Nvidia enter the console wars
Whilst Sony's Playstation 4 and Microsoft's Xbox One might be sitting pretty as the best selling games consoles on the market, there is always room for a little healthy competition. Nintendo's Wii U arguably fulfils a different need than either, with its focus on a pure gaming experience over the more multimedia focused offerings from Sony and Microsoft, so there is still room left in the ring for another living room hub, especially if it manages to bridge the gap between PC and console gaming. Enter the Nvidia Shield. Nvidia are perhaps the company best equipped to bring PC gaming to the console market, given their history as the PC platform's primary supplier of graphics cards, and their existing Shield products, including the Shield portable device. The Shield console, however, marks the first time the company has truly made an effort to reclaim the living room, and it is doing so at a price point both Microsoft and Sony will struggle to match.
The Nvidia Shield console was announced last week at the GDC 2015 in San Francisco
The set-top box console was unveiled officially at the Game Developers Conference in San Francisco last week, and runs a bespoke version of Google's recently launched Android TV platform. It's available for just a shade under $200 (so we can probably hope for a £149.99 price point over in the UK), and is powered by Nvidia’s Tegra X1 processor which has a 256-core Maxwell architecture GPU and 64-bit CPU. Whilst it pales in comparison to the Sony and Microsoft behemoths, the sheer amount of Android titles available from launch, 50 of which will be optimised specifically for the console, mean that the initial library will be beyond compare. Also, users will be able to stream games from their more powerful PC rigs, which means in theory, the console will be capable of playing games at a higher quality than even the best efforts on the PS4 and Xbox One. It could also find an adoring audience as a more affordable media centre. Of course, it's early days yet, but the initial reports are good, and if nothing else, it might give the big boys a run for their money when it's released later this year.
George Osborne to introduce “Google Tax?”
According to a report in the Sunday Times yesterday (March 8), Chancellor George Osborne will be closing a number of the tax loopholes used by companies such as Google and Amazon to lower their UK tax liabilities. If true, this could go a long way towards quelling the mounting public anger over the amount of tax (or lack thereof) paid in the UK by tech-based multinationals.

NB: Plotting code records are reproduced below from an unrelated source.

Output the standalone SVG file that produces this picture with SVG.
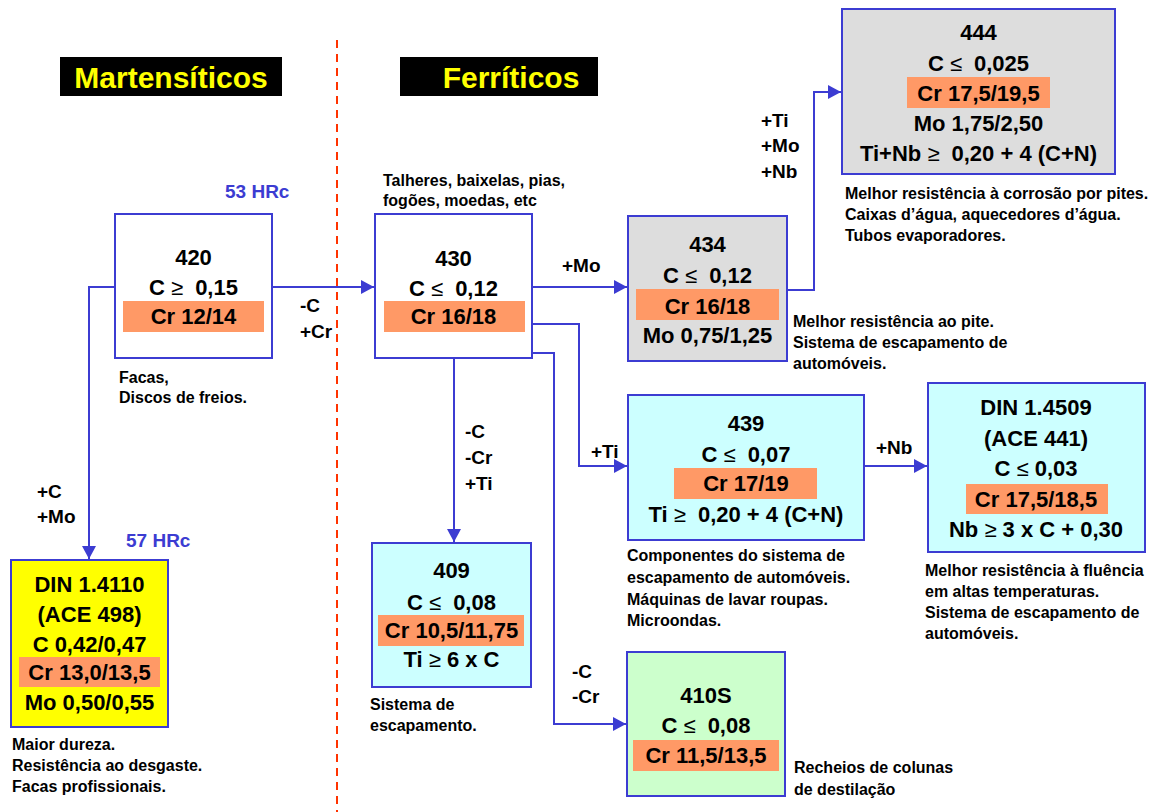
<svg xmlns="http://www.w3.org/2000/svg" width="1157" height="812" viewBox="0 0 1157 812">
<style>
text{font-family:"Liberation Sans",Arial,sans-serif;font-weight:bold;fill:#000}
.n{font-size:22px;text-anchor:middle}
.d{font-size:16px}
.l{font-size:19px}
.h{font-size:19px;fill:#3c3cd2}
.t{font-size:30px;fill:#ffff00;text-anchor:middle}
.s{font-weight:normal}
.box{stroke:#3c3cd2;stroke-width:2}
.cr{fill:#ff9966}
.c{fill:none;stroke:#3c3cd2;stroke-width:2}
</style>
<defs>
<marker id="ar" markerUnits="userSpaceOnUse" markerWidth="14" markerHeight="14" refX="13" refY="7" orient="auto">
<path d="M0,0 L13,7 L0,14 z" fill="#3c3cd2"/>
</marker>
</defs>
<rect width="1157" height="812" fill="#fff"/>
<g id="headers">
<rect x="60" y="57" width="222" height="39" fill="#000"/>
<text class="t" x="171" y="88">Martensíticos</text>
<rect x="400" y="57" width="198" height="39" fill="#000"/>
<text class="t" x="511" y="88">Ferríticos</text>
<line x1="337" y1="40" x2="337" y2="812" stroke="#ff3300" stroke-width="2" stroke-dasharray="8,6"/>
</g>
<g id="connectors">
<path class="c" d="M272,287 H374" marker-end="url(#ar)"/>
<path class="c" d="M115,287 H89 V559" marker-end="url(#ar)"/>
<path class="c" d="M532,287 H627" marker-end="url(#ar)"/>
<path class="c" d="M787,290 H814 V92 H841" marker-end="url(#ar)"/>
<path class="c" d="M532,324 H579 V466 H627" marker-end="url(#ar)"/>
<path class="c" d="M864,466 H927" marker-end="url(#ar)"/>
<path class="c" d="M454,358 V542" marker-end="url(#ar)"/>
<path class="c" d="M532,353 H554 V724 H626" marker-end="url(#ar)"/>
<text class="l" x="300" y="312">-C</text>
<text class="l" x="300" y="338">+Cr</text>
<text class="l" x="37" y="498">+C</text>
<text class="l" x="37" y="523">+Mo</text>
<text class="l" x="562" y="272">+Mo</text>
<text class="l" x="761" y="127">+Ti</text>
<text class="l" x="761" y="152">+Mo</text>
<text class="l" x="761" y="178">+Nb</text>
<text class="l" x="591" y="458">+Ti</text>
<text class="l" x="876" y="454">+Nb</text>
<text class="l" x="465" y="438">-C</text>
<text class="l" x="465" y="464">-Cr</text>
<text class="l" x="465" y="490">+Ti</text>
<text class="l" x="572" y="678">-C</text>
<text class="l" x="572" y="703">-Cr</text>
<text class="h" x="225" y="198">53 HRc</text>
<text class="h" x="126" y="547">57 HRc</text>
</g>
<g id="n420">
<rect class="box" x="115" y="214" width="157" height="144" fill="#fff"/>
<rect class="cr" x="123" y="301" width="141" height="31"/>
<text class="n" x="193.5" y="265">420</text>
<text class="n" x="193.5" y="295">C <tspan class="s">≥</tspan><tspan dx="12">0,15</tspan></text>
<text class="n" x="193.5" y="324">Cr 12/14</text>
<text class="d" x="119" y="383">Facas,</text>
<text class="d" x="119" y="403">Discos de freios.</text>
</g>
<g id="n430">
<rect class="box" x="375" y="214" width="157" height="144" fill="#fff"/>
<rect class="cr" x="384" y="301" width="141" height="31"/>
<text class="n" x="453.5" y="266">430</text>
<text class="n" x="453.5" y="296">C <tspan class="s">≤</tspan><tspan dx="12">0,12</tspan></text>
<text class="n" x="453.5" y="324">Cr 16/18</text>
<text class="d" x="383" y="186">Talheres, baixelas, pias,</text>
<text class="d" x="383" y="206">fogões, moedas, etc</text>
</g>
<g id="n434">
<rect class="box" x="628" y="216" width="159" height="145" fill="#dddddd"/>
<rect class="cr" x="636" y="289" width="143" height="31"/>
<text class="n" x="707.5" y="252">434</text>
<text class="n" x="707.5" y="283">C <tspan class="s">≤</tspan><tspan dx="12">0,12</tspan></text>
<text class="n" x="707.5" y="314">Cr 16/18</text>
<text class="n" x="707.5" y="343">Mo 0,75/1,25</text>
<text class="d" x="793" y="327">Melhor resistência ao pite.</text>
<text class="d" x="793" y="348">Sistema de escapamento de</text>
<text class="d" x="793" y="369">automóveis.</text>
</g>
<g id="n444">
<rect class="box" x="842" y="9" width="273" height="165" fill="#dddddd"/>
<rect class="cr" x="907" y="77" width="143" height="31"/>
<text class="n" x="978.5" y="40">444</text>
<text class="n" x="978.5" y="71">C <tspan class="s">≤</tspan><tspan dx="12">0,025</tspan></text>
<text class="n" x="978.5" y="101">Cr 17,5/19,5</text>
<text class="n" x="978.5" y="131">Mo 1,75/2,50</text>
<text class="n" x="978.5" y="161">Ti+Nb <tspan class="s">≥</tspan><tspan dx="12">0,20 + 4 (C+N)</tspan></text>
<text class="d" x="845" y="199">Melhor resistência à corrosão por pites.</text>
<text class="d" x="845" y="220">Caixas d’água, aquecedores d’água.</text>
<text class="d" x="845" y="241">Tubos evaporadores.</text>
</g>
<g id="n439">
<rect class="box" x="628" y="395" width="236" height="145" fill="#ccffff"/>
<rect class="cr" x="674" y="468" width="143" height="31"/>
<text class="n" x="746" y="431">439</text>
<text class="n" x="746" y="462">C <tspan class="s">≤</tspan><tspan dx="12">0,07</tspan></text>
<text class="n" x="746" y="491">Cr 17/19</text>
<text class="n" x="746" y="522">Ti <tspan class="s">≥</tspan><tspan dx="12">0,20 + 4 (C+N)</tspan></text>
<text class="d" x="627" y="561">Componentes do sistema de</text>
<text class="d" x="627" y="583">escapamento de automóveis.</text>
<text class="d" x="627" y="605">Máquinas de lavar roupas.</text>
<text class="d" x="627" y="626">Microondas.</text>
</g>
<g id="n1_4509">
<rect class="box" x="928" y="383" width="217" height="169" fill="#ccffff"/>
<rect class="cr" x="966" y="484" width="142" height="30"/>
<text class="n" x="1036" y="415">DIN 1.4509</text>
<text class="n" x="1036" y="446">(ACE 441)</text>
<text class="n" x="1036" y="476">C <tspan class="s">≤</tspan> 0,03</text>
<text class="n" x="1036" y="507">Cr 17,5/18,5</text>
<text class="n" x="1036" y="537">Nb <tspan class="s">≥</tspan> 3 x C + 0,30</text>
<text class="d" x="925" y="576">Melhor resistência à fluência</text>
<text class="d" x="925" y="597">em altas temperaturas.</text>
<text class="d" x="925" y="618">Sistema de escapamento de</text>
<text class="d" x="925" y="639">automóveis.</text>
</g>
<g id="n1_4110">
<rect class="box" x="11" y="560" width="157" height="167" fill="#ffff00"/>
<rect class="cr" x="19" y="657" width="141" height="30"/>
<text class="n" x="89.5" y="592">DIN 1.4110</text>
<text class="n" x="89.5" y="622">(ACE 498)</text>
<text class="n" x="89.5" y="652">C 0,42/0,47</text>
<text class="n" x="89.5" y="680">Cr 13,0/13,5</text>
<text class="n" x="89.5" y="710">Mo 0,50/0,55</text>
<text class="d" x="12" y="750">Maior dureza.</text>
<text class="d" x="12" y="771">Resistência ao desgaste.</text>
<text class="d" x="12" y="792">Facas profissionais.</text>
</g>
<g id="n409">
<rect class="box" x="372" y="543" width="159" height="144" fill="#ccffff"/>
<rect class="cr" x="378" y="615" width="146" height="31"/>
<text class="n" x="451.5" y="578">409</text>
<text class="n" x="451.5" y="610">C <tspan class="s">≤</tspan><tspan dx="12">0,08</tspan></text>
<text class="n" x="451.5" y="638">Cr 10,5/11,75</text>
<text class="n" x="451.5" y="667">Ti <tspan class="s">≥</tspan> 6 x C</text>
<text class="d" x="370" y="710">Sistema de</text>
<text class="d" x="370" y="731">escapamento.</text>
</g>
<g id="n410S">
<rect class="box" x="627" y="652" width="158" height="144" fill="#ccffcc"/>
<rect class="cr" x="633" y="740" width="146" height="31"/>
<text class="n" x="706" y="703">410S</text>
<text class="n" x="706" y="733">C <tspan class="s">≤</tspan><tspan dx="12">0,08</tspan></text>
<text class="n" x="706" y="763">Cr 11,5/13,5</text>
<text class="d" x="794" y="773">Recheios de colunas</text>
<text class="d" x="794" y="795">de destilação</text>
</g>
</svg>
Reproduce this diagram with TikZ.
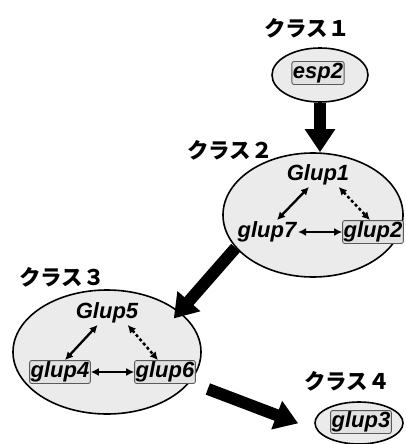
\documentclass[tikz,border=0pt]{standalone}
\usepackage{fontspec}
\setmainfont{Liberation Sans}
\newfontfamily\jpfont{Noto Sans CJK JP}[UprightFont={* Black},BoldFont={* Black}]
\usetikzlibrary{shapes.geometric,arrows.meta}
\definecolor{ellgray}{HTML}{EBEBEB}
\definecolor{boxfill}{HTML}{E2E2E2}
\definecolor{boxline}{HTML}{5A5A5A}
\newcommand\glf{\bfseries\itshape\fontsize{22}{26}\selectfont}
\begin{document}
\begin{tikzpicture}[x=1pt,y=-1pt,
  cls/.style={draw=black,line width=1.6pt,fill=ellgray,ellipse,inner sep=0pt},
  gbox/.style={draw=boxline,line width=0.9pt,fill=boxfill,rounded corners=2pt,inner xsep=1pt,inner ysep=1.2pt,font=\glf,text height=15.8pt,text depth=4.7pt},
  gtxt/.style={inner sep=1.5pt,font=\glf,text height=15.8pt,text depth=4.7pt},
  lbl/.style={font=\jpfont\fontsize{21.5}{25}\selectfont,inner sep=0pt},
  big/.style={line width=12pt,-{Triangle[length=23pt,width=29pt]}},
  dbl/.style={line width=2.3pt,{Latex[length=8pt,width=8pt]}-{Latex[length=8pt,width=8pt]}},
  dotarr/.style={dbl,line width=2.5pt,dash pattern=on 3pt off 2.5pt}]
\useasboundingbox (0,0) rectangle (405,444);
% class 1
\node[cls,minimum width=96pt,minimum height=54pt] (e1) at (320,75) {};
\node[gbox] (esp2) at (318,73) {esp2};
\node[lbl] (c1) at (307,28) {クラス１};
% class 2
\node[cls,minimum width=180pt,minimum height=124pt] (e2) at (313,215) {};
\node[lbl] (c2) at (230,150) {クラス２};
\node[gtxt] (G1) at (318,175) {Glup1};
\node[gtxt] (g7) at (267,232) {glup7};
\node[gbox] (g2) at (373,232) {glup2};
% class 3
\node[cls,minimum width=188pt,minimum height=124pt] (e3) at (107,352) {};
\node[lbl] (c3) at (62,277) {クラス３};
\node[gtxt] (G5) at (107,313) {Glup5};
\node[gbox] (g4) at (60,372) {glup4};
\node[gbox] (g6) at (165,372) {glup6};
% class 4
\node[cls,minimum width=88pt,minimum height=42pt] (e4) at (359,423) {};
\node[lbl] (c4) at (347,381) {クラス４};
\node[gbox] (g3) at (361,422) {glup3};
% big arrows
\draw[big] (e1.south) -- (e1.south |- e2.north);
\draw[big,shorten >=-9pt] (e2.203) -- (e3.29);
\draw[big,shorten <=19pt,shorten >=20pt] (e3.-20) -- (e4.190);
% small arrows
\draw[dbl] (G1.233) -- ([xshift=10pt]g7.north);
\draw[dotarr] (G1.-30) -- ([xshift=-3pt]g2.north);
\draw[dbl] (g7.east) -- (g2.west);
\draw[dbl] (G5.232) -- ([xshift=5pt]g4.north);
\draw[dotarr] (G5.-30) -- ([xshift=-7pt]g6.north);
\draw[dbl] (g4.east) -- (g6.west);
\end{tikzpicture}
\end{document}
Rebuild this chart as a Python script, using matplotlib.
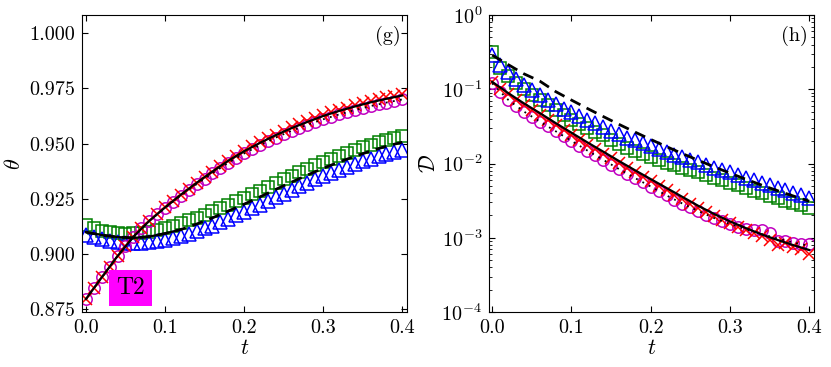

The so-called “Google Tax” has been expected for a while, but according to the Times, sources have told them that the tax will be seeing the light of day sooner rather than later, and will involve a 25% levy on firms deemed to be avoiding tax, significantly higher than the current corporation tax which is set at 20%. The official announcement is likely to be made on March 18, which will be Osborne's last budget before the general elections this coming May.
Google confirms drone project
At the Mobile World Congress trade show last week, Google senior vice president Sundar Pichai outlined the company's upcoming testing of solar-powered internet drones. The tests for the drones, codenamed Project Titan, are set to take place this year, and if successful, will bring wireless internet to the masses in a big way. The project falls in line, of course, with Google's existing Project Loon, which has been attempting to bring wireless LTE to remote regions via a fleet of balloons. Pichai confirmed that the idea is to launch a Mobile Virtual Network in the coming months, though he insists Google will not be competing with major carriers (in the US at least).
Apple drop the Beats in June
Apple will be launching its own answer to Spotify this June, at least according to a source with knowledge of the company's plans. This source tells us that the service, which will be an overhauled version of the existing Beats service, only with iTunes branding, is on track for a June 8 launch date, and will be officially unveiled at Apple's annual developer conference later this year. The service will reportedly be cross-platform, which makes sense, seeing as neglecting Android users completely would mean missing out on a large percentage of the market. It will also reportedly offer a competitive pricing structure of $7.99 in the US, which is a full $2 less than Spotify, its closest (and let's be honest, only real) competitor.
Apple will be launching its own answer to Spotify this June
With a massive existing install base thanks to the ubiquity of iTunes, and the Apple name attached to it, you'd have to be more than a little mad to bet against the service being a hit, especially considering the music industry appears to be embracing streaming as the future. The service will be attempting to bring in many of the features used in the Beats service, but it dropping the branding completely, which seems like a bit of an odd move considering the popularity of the brand. But then, Apple is Apple, and is there really a bigger brand in tech land? Nope. Not even remotely.